The opening of the conference involved a combination of a Squamish blanketing ceremony, a practice used in Coast Salish Indigenous communities to ‘stand-up’ and recognise individuals who have made or are making important contributions to the community.  Squamish Speaker Elroy Baker led the ceremony. Three young Indigenous women and men were blanketed before the room of 500-600 participants: Khelsilem, founder of the Squamish language adult emersion language program, Ryan McMahon, a comedian and story teller, Ginger Gosnell-Myers, head of Aboriginal Affairs at the City of Vancouver.  They were asked, at the opening of this conference about knowledge co-creation to share their thoughts about the challenges of the Truth and Reconciliation Commission’s for our work.  Even 10 years ago, either a prominent academic, a public intellectual or a political-civic figure, would have opened an interdisciplinary and multi-sectoral conference about knowledge involving academics and community partners.  Simon Fraser University chose to ground the entire conference in a message of recognition of the role of knowledge in past injustices and the centrality of Indigenous ways of knowing to our moving forward.

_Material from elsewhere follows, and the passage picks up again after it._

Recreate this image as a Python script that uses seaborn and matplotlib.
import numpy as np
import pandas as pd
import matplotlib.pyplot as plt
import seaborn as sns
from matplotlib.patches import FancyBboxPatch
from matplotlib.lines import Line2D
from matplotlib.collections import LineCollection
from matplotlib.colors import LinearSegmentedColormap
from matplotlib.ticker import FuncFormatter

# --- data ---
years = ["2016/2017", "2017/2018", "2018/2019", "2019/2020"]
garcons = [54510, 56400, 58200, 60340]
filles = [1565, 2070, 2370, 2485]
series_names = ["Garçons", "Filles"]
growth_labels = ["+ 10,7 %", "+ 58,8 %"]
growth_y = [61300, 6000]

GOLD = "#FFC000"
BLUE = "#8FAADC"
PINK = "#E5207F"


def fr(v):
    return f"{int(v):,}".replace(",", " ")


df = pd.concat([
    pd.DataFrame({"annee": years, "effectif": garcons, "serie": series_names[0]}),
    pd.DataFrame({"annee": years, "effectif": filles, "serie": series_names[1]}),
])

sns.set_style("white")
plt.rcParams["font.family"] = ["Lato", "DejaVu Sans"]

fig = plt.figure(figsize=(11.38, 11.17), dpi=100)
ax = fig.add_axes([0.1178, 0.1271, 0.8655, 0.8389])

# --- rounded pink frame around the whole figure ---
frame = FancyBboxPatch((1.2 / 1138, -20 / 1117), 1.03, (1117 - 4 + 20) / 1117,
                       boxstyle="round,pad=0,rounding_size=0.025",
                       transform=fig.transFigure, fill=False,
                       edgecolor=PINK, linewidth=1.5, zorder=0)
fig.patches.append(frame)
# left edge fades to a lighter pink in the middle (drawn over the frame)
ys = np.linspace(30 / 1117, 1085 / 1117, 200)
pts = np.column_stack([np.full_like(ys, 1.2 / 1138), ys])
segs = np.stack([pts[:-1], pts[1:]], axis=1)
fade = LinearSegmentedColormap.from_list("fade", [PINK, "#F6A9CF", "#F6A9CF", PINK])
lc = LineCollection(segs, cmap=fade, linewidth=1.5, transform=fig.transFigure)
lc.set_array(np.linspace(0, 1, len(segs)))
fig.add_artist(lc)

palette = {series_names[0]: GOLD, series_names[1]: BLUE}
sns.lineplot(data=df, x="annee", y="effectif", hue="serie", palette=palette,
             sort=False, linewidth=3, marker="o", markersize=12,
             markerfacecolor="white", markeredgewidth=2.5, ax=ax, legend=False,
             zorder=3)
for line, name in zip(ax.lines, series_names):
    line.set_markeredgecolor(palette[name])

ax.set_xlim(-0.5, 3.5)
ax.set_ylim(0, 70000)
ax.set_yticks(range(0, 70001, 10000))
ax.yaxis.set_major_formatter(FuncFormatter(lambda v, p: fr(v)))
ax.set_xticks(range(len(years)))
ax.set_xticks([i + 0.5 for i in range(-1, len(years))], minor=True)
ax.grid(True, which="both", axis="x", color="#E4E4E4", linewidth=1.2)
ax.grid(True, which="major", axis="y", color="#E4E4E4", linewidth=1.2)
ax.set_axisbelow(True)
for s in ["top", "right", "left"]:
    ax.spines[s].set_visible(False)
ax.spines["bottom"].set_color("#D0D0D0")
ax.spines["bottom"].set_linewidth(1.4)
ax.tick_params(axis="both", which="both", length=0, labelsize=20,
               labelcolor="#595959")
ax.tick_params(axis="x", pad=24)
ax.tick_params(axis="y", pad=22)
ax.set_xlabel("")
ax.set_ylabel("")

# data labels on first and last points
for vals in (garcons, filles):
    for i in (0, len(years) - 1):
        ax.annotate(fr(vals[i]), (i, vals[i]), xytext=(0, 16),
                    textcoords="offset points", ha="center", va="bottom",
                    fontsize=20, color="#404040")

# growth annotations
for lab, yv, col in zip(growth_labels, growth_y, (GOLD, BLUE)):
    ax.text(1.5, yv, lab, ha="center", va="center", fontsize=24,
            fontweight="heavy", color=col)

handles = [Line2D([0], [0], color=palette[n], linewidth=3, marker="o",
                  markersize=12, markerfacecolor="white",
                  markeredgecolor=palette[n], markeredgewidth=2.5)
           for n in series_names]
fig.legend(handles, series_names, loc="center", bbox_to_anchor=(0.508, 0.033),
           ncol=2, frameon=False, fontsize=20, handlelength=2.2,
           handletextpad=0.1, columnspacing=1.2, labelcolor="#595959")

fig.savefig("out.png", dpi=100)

The Canadian approach to knowledge democracy is inclusive of a range of players that make a difference to well-being in society. Once a starting point of an ethical, fair and just lens is accepted there is were many stories told at C2UExpo2017 where marginalized community members engaged with academics, local government and even business folks were able to work together.  While not making light of the challenges of working with persons with such difference degrees of privilege and power, the skills to bring people together for social change through community based research are continuing to be developed.  For example one of the site visits that I enjoyed was to HCMA Architecture and Design, a community-based business where we stood in their office and were led in song by Vanessa Richards and the Woodward Community Singers.

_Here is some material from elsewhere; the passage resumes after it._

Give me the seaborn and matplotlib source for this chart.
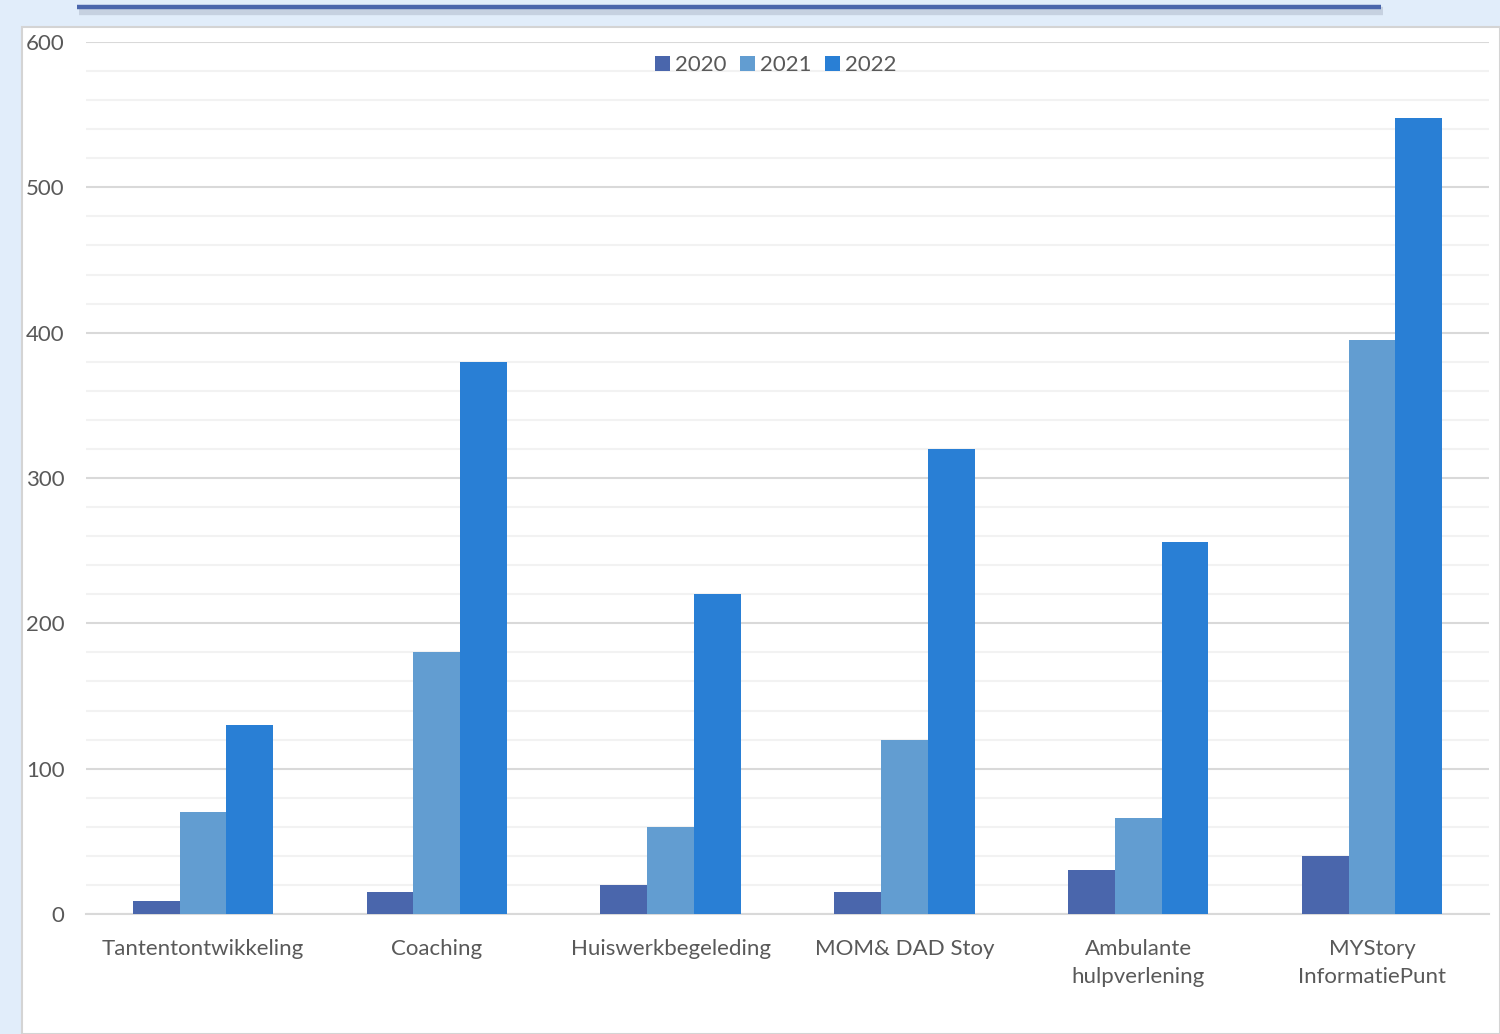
import matplotlib
matplotlib.use("Agg")
import matplotlib.pyplot as plt
import seaborn as sns
import pandas as pd
from matplotlib.patches import Rectangle
from matplotlib.lines import Line2D
from matplotlib.ticker import MultipleLocator

categories = ["Tantentontwikkeling", "Coaching", "Huiswerkbegeleding",
              "MOM& DAD Stoy", "Ambulante\nhulpverlening", "MYStory\nInformatiePunt"]
years = ["2020", "2021", "2022"]
v2020 = [9, 15, 20, 15, 30, 40]
v2021 = [70, 180, 60, 120, 66, 395]
v2022 = [130, 380, 220, 320, 256, 548]
colors = ["#4A66AC", "#629DD1", "#297FD5"]

rows = []
for yr, vals in zip(years, [v2020, v2021, v2022]):
    for c, v in zip(categories, vals):
        rows.append({"cat": c, "year": yr, "value": v})
df = pd.DataFrame(rows)

sns.set_theme(style="white")
plt.rcParams["font.family"] = ["Lato", "DejaVu Sans"]
text_color = "#595959"
fs = 16

fig = plt.figure(figsize=(15, 10.34), dpi=100, facecolor="#E1EDFA")
# white panel
W, H = 1500, 1034
panel = Rectangle((22 / W, 0), 1 - 22 / W, 1 - 27 / H, transform=fig.transFigure,
                  facecolor="white", edgecolor="#D4D4D4", linewidth=1.5, zorder=-10)
fig.patches.append(panel)
# top decorative line with shadow
fig.add_artist(Line2D([79 / W, 1383 / W], [1 - 11 / H, 1 - 11 / H], transform=fig.transFigure,
                      color="#B4BFCF", linewidth=6, alpha=0.6, solid_capstyle="butt", zorder=-5))
fig.add_artist(Line2D([77 / W, 1381 / W], [1 - 6.5 / H, 1 - 6.5 / H], transform=fig.transFigure,
                      color="#4A66AC", linewidth=3.2, solid_capstyle="butt", zorder=-4))

ax = fig.add_axes([86 / W, 1 - 914 / H, (1489 - 86) / W, (914 - 42) / H], zorder=1)
ax.set_facecolor("none")
sns.barplot(data=df, x="cat", y="value", hue="year", palette=colors, width=0.6,
            gap=0, linewidth=0, saturation=1, ax=ax, zorder=3)

ax.set_ylim(0, 600)
ax.set_xlim(-0.5, len(categories) - 0.5)
ax.yaxis.set_major_locator(MultipleLocator(100))
ax.yaxis.set_minor_locator(MultipleLocator(20))
ax.grid(axis="y", which="minor", color="#F2F2F2", linewidth=1.5, zorder=0)
ax.grid(axis="y", which="major", color="#D9D9D9", linewidth=1.5, zorder=0)
ax.set_axisbelow(True)
for s in ["top", "right", "left"]:
    ax.spines[s].set_visible(False)
ax.spines["bottom"].set_color("#D9D9D9")
ax.spines["bottom"].set_linewidth(1.5)
ax.set_xlabel("")
ax.set_ylabel("")
ax.tick_params(axis="y", which="both", length=0, pad=15.5, labelsize=fs, labelcolor=text_color)
ax.tick_params(axis="x", length=0, pad=18, labelsize=fs, labelcolor=text_color)
for lab in ax.get_xticklabels():
    lab.set_linespacing(1.5)

handles, labels = ax.get_legend_handles_labels()
ax.legend(handles, labels, loc="center", bbox_to_anchor=(776 / W, 1 - 65 / H),
          bbox_transform=fig.transFigure, ncol=3, frameon=False, fontsize=fs,
          handlelength=0.65, handleheight=0.65, handletextpad=0.25, columnspacing=0.6,
          labelcolor=text_color)

fig.savefig("out.png", dpi=100, facecolor=fig.get_facecolor())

The arts are well understood by the Canadian knowledge democracy movement as both a way of creating knowledge and as a way of representing knowledge. Theatre, dance, music, spoken word and poetry, video images, drawing, murals and much more have been prominent is every one of the seven CUExpos since 2003.  There is an understanding that if the goal of knowledge work is to make a positive difference in community, that the arts have a special capacity to link action, thought and feelings.  C2UExpo was alive with the arts and never in a more exuberant way than the night of the Culture Mash-Up in the downtown SFU Arts centre located at the edge of the downtown east side of Vancouver, an area of deep poverty and exclusion.  Community performers, activists, stilt walkers, blues musicians, street poets and artists of all kinds came together in a multi-storied building full of totally wild and exciting exchanges of energy and hope.

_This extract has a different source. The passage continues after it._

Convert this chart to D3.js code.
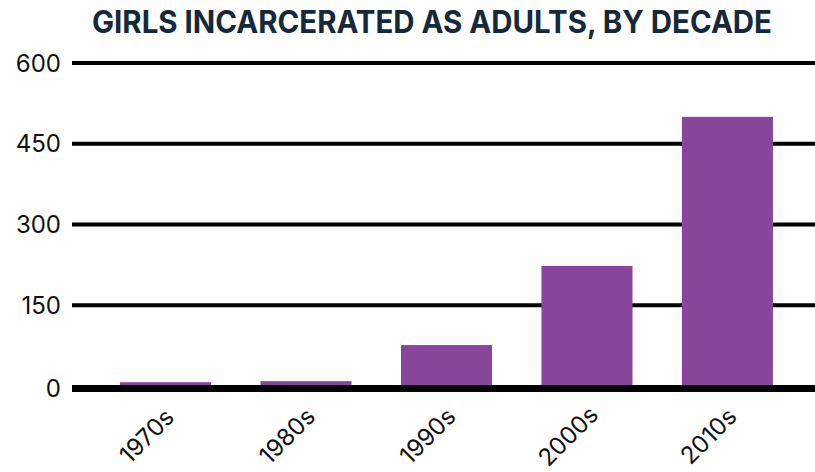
<!DOCTYPE html>
<html>
<head>
<meta charset="utf-8">
<script src="https://cdn.jsdelivr.net/npm/d3@7"></script>
<style>
  html, body { margin: 0; padding: 0; background: #fff; }
  svg { display: block; }
</style>
</head>
<body>
<svg id="chart" width="815" height="472"></svg>
<script>
// Data
const titleText = "GIRLS INCARCERATED AS ADULTS, BY DECADE";
const decades = ["1970s", "1980s", "1990s", "2000s", "2010s"];
const girlsCount = [7, 9, 76, 223, 500];
const yTicks = [0, 150, 300, 450, 600];

const W = 815, H = 472;
const svg = d3.select("#chart");
const font = "Inter, 'Open Sans', sans-serif";

const x = d3.scaleBand()
  .domain(decades)
  .range([72, 821])
  .paddingInner(0.352)
  .paddingOuter(0.342);

const y = d3.scaleLinear()
  .domain([0, 600])
  .range([386, 63]);

// Title
svg.append("text")
  .attr("x", 432)
  .attr("y", 33)
  .attr("text-anchor", "middle")
  .attr("font-family", font)
  .attr("font-weight", 700)
  .attr("font-size", 31)
  .attr("fill", "#15293b")
  .attr("textLength", 680)
  .attr("lengthAdjust", "spacingAndGlyphs")
  .text(titleText);

// Horizontal gridlines (zero is drawn later as a heavier baseline)
const gy = svg.append("g");
gy.selectAll("line.grid")
  .data(yTicks.filter(d => d !== 0))
  .join("line")
  .attr("class", "grid")
  .attr("x1", 72).attr("x2", W)
  .attr("y1", d => y(d)).attr("y2", d => y(d))
  .attr("stroke", "#000")
  .attr("stroke-width", 4);

// Y tick labels
gy.selectAll("text.ylab")
  .data(yTicks)
  .join("text")
  .attr("class", "ylab")
  .attr("x", 61)
  .attr("y", d => d === 0 ? y(d) + 2.5 : y(d))
  .attr("dy", "0.36em")
  .attr("text-anchor", "end")
  .attr("font-family", font)
  .attr("font-size", 24)
  .attr("fill", "#111")
  .text(d => d);

// Bars
svg.append("g")
  .selectAll("rect")
  .data(decades.map((d, i) => ({ decade: d, value: girlsCount[i] })))
  .join("rect")
  .attr("x", d => x(d.decade))
  .attr("width", x.bandwidth())
  .attr("y", d => y(d.value))
  .attr("height", d => y(0) - y(d.value))
  .attr("fill", "#87469a");

// Zero baseline
svg.append("line")
  .attr("x1", 72).attr("x2", W)
  .attr("y1", y(0) + 2.5).attr("y2", y(0) + 2.5)
  .attr("stroke", "#000")
  .attr("stroke-width", 7);

// X axis labels, rotated
svg.append("g")
  .selectAll("text")
  .data(decades)
  .join("text")
  .attr("transform", d => `translate(${x(d) + x.bandwidth() / 2 - 19},436) rotate(-45)`)
  .attr("text-anchor", "middle")
  .attr("dy", "0.35em")
  .attr("font-family", font)
  .attr("font-size", 24)
  .attr("fill", "#111")
  .text(d => d);
</script>
</body>
</html>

Canada is celebrating 150 years of settler government, 150 years as a recognised nation in that relatively new concept of the nation that emerged from Europe some hundreds of years ago.  But recent archaeological findings confirm the oral histories of the Helsiuk First Nations among others on the BC coast that they have been here for at least 14,000 years.  The 19th, 20th and 21st centuries have been times when the movement of peoples around the world has accelerated. Places like Canada have become demographically settler dominated.  But as time has gone on, Canada has become a welcoming country with people from 180-200 different nations.  Diversity is perhaps the first fact of Canadian demographics.  Recognition of what being a nation of such diversity means to schools, to government, to business and commerce is something that Canadians deal with in every corner of life.  To be sure, racism, exclusion, and discrimination are part of a Canadian history and are very much issues of 2017.  But judging from the range of stories shared on at C2UExpo 2017, recognition of diversity of ethnicity, sexuality, ability, gender and more is nearly always found within the contextual frameworks of the work being done.

Community Capacity: The Challenge Remaining
As I was leaving the plenary on the last day, a friend who works in a community based research organisation in the Yukon stopped me to tell me about having been at a table of university-based ‘community based research’ workers.  They were speaking of being able to ‘help’ community, interpret community and facilitate community university research partnerships.  My friend, whose most recent proposal for CBR work in Northern Canada was turned down, does not even have the money to turn on the lights or pay for the heating in an arctic zone of Canada.  And she is one of Canada’s leading researchers working with communities, Indigenous FNs in the North.  After some 15 years now of universities getting with the CBR and engaged research band wagon, the communities that are supposed to be the partners have not seen their capacity to have full time knowledge workers working with them so as to be really equal partners, are still holding their begging bowls!  This perhaps more than any challenge will determine where there really is a knowledge democracy movement or just another academic discipline that will eventually break our hearts.